ADG bestows awards to features in three categories.
“The King’s Speech” and production designer Eve Stewart won in the period film category, besting “True Grit,” “Shutter Island,” “Robin Hood” and “Get Low.”
The fantasy film field was led by “Inception” and production designer Guy Hendrix Dyas. Pic pulled ahead of “Alice in Wonderland,” “Harry Potter and the Deathly Hallows: Part 1, “Tron: Legacy” and “The Chronicles of Narnia: The Voyage of the Dawn Treader.”
“Black Swan” and production designer Therese DePrez copped the trophy in the contemporary film category, beating “The Social Network,” “The Fighter,” “The Town” and “127 Hours.”
Host Paula Poundstone kept the proceedings lively with the same caustic, audience-baiting humor she brought to the event last year.
In television, kudos went to Lifetime movie “Secrets in the Walls,” ABC’s “Modern Family,” NBC’s “Saturday Night Live” (which won for the first time after 36 years of broadcasts) and the “82nd annual Academy Awards” telecast.

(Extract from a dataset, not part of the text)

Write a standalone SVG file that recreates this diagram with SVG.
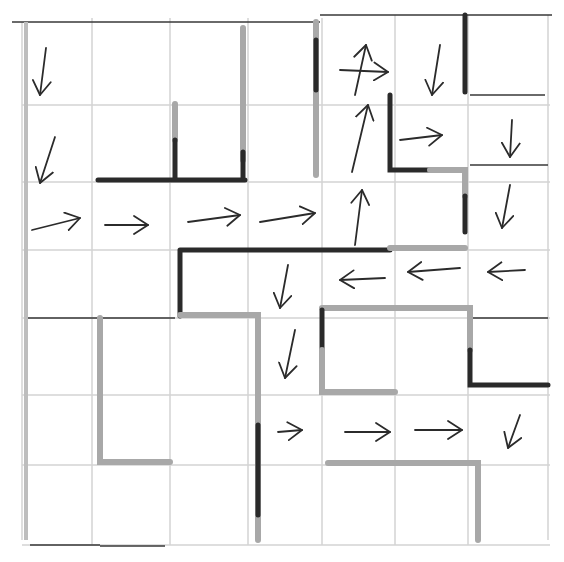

The Dos Equis spot “Ice Fishing” won in the commercial/music video category.
David Lynch introduced ADG lifetime achievement honoree Patricia Norris, who was his production designer on such projects as “Blue Velvet” and “Twin Peaks.”
“You’re always directing,” Norris told Lynch after he tried to adjust the trophy in front of her as she was about to start her speech.
Vfx artists Bill Taylor and Syd Dutton received ADG’s Cinematic Imagery Award. The duo co-founded Illusion Arts, which recently ended a 26-year run that encompassed nearly 200 films
Three pioneering production designers — Alexander Golitizen, Albert Heschong and Eugene Lourie — were inducted posthumously into ADG’s Hall of Fame. Their combined opus includes such classic works as “To Kill a Mockingbird,” “Playhouse 90” and “The Beast from 20,000 Fathoms.”